The Company has no undisclosed proposed transactions as at the date of this MD&A.
The Company has not adopted any new accounting policies, nor does it expect to adopt any new accounting policies during the remainder of fiscal 2021, including changes to be made voluntarily or those due to a change in an accounting standard or a new accounting standard that the Company does not have to adopt until a future date.

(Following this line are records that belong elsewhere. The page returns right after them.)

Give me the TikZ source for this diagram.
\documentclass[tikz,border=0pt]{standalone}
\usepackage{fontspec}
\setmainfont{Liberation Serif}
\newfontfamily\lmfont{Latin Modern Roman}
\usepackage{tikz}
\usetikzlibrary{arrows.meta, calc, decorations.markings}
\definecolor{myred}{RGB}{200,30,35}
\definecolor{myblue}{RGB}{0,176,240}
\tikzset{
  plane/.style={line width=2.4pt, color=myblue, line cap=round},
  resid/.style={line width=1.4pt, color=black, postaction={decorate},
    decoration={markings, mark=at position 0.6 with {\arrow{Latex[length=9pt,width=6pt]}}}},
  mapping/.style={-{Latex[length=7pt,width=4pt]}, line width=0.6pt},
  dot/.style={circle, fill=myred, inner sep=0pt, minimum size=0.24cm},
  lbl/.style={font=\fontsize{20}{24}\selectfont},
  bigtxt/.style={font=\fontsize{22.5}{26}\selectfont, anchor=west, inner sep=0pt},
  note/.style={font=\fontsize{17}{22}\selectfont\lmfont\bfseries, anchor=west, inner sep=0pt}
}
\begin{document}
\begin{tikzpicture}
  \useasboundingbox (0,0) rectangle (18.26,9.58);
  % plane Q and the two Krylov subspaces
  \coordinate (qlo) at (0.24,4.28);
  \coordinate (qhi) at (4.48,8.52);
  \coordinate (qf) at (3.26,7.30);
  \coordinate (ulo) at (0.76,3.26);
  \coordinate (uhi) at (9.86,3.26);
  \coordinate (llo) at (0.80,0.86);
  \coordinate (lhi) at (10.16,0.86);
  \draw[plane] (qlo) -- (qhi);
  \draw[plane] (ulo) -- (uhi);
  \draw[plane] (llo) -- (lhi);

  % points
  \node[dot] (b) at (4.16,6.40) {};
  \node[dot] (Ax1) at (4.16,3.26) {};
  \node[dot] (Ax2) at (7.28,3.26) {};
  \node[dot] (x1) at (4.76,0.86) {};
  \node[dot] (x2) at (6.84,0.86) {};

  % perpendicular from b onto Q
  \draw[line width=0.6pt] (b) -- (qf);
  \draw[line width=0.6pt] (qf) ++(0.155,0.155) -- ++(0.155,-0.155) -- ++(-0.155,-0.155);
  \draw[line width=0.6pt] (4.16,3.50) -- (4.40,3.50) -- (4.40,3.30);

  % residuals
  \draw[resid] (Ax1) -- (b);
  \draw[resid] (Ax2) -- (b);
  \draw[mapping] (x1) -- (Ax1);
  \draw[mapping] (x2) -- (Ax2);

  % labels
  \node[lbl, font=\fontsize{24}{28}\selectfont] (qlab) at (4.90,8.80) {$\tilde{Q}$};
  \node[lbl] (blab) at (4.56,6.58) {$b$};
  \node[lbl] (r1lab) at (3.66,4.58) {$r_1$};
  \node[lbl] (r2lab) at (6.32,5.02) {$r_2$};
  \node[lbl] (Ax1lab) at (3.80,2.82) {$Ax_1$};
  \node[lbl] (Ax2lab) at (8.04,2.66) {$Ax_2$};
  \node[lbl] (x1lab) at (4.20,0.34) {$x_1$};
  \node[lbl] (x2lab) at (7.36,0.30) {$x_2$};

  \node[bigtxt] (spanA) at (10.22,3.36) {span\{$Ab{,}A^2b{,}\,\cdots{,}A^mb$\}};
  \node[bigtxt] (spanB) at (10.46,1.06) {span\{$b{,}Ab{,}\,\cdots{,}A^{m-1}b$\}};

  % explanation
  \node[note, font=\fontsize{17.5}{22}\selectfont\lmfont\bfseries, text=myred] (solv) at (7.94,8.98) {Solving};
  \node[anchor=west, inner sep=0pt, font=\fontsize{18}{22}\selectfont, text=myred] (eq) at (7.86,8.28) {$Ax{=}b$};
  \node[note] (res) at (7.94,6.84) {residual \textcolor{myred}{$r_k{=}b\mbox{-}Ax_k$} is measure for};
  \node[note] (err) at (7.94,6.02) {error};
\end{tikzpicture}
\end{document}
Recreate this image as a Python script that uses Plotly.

For a discussion of financial instruments, and the risks associated therewith, see Note 8 to the Company’s unaudited condensed consolidated interim financial statements for the three and six months ended December 31, 2020. The Company’s financial assets consist of cash, whereas the Company’s financial liabilities consist of accounts payable and accrued liabilities and amounts due to related parties. It is management’s opinion that the Company is not exposed to significant interest, currency or credit risks arising from these financial instruments. The fair value of these instruments approximates their carrying value due to the short-term nature of their maturity.
As at the date of this MD&A, the Company has 34,495,636 common shares issued and outstanding, 19,130,000 warrants exercisable at $0.125 per share until between April 22 and December 22, 2025 and 14,670,000 warrants exercisable at $0.75 per share until January 27, 2026. There are no other securities outstanding in the capital of the Company as of the date of this MD&A.
In March 2020, the World Health Organization declared coronavirus COVID-19 a global pandemic. This contagious disease outbreak and any related adverse public health developments may adversely affect workforces, economies, and financial markets globally, potentially leading to an economic downturn. It is not possible for the Company to predict the duration or magnitude of the adverse results of the outbreak and its effects on the Company’s business or results of operations at this time.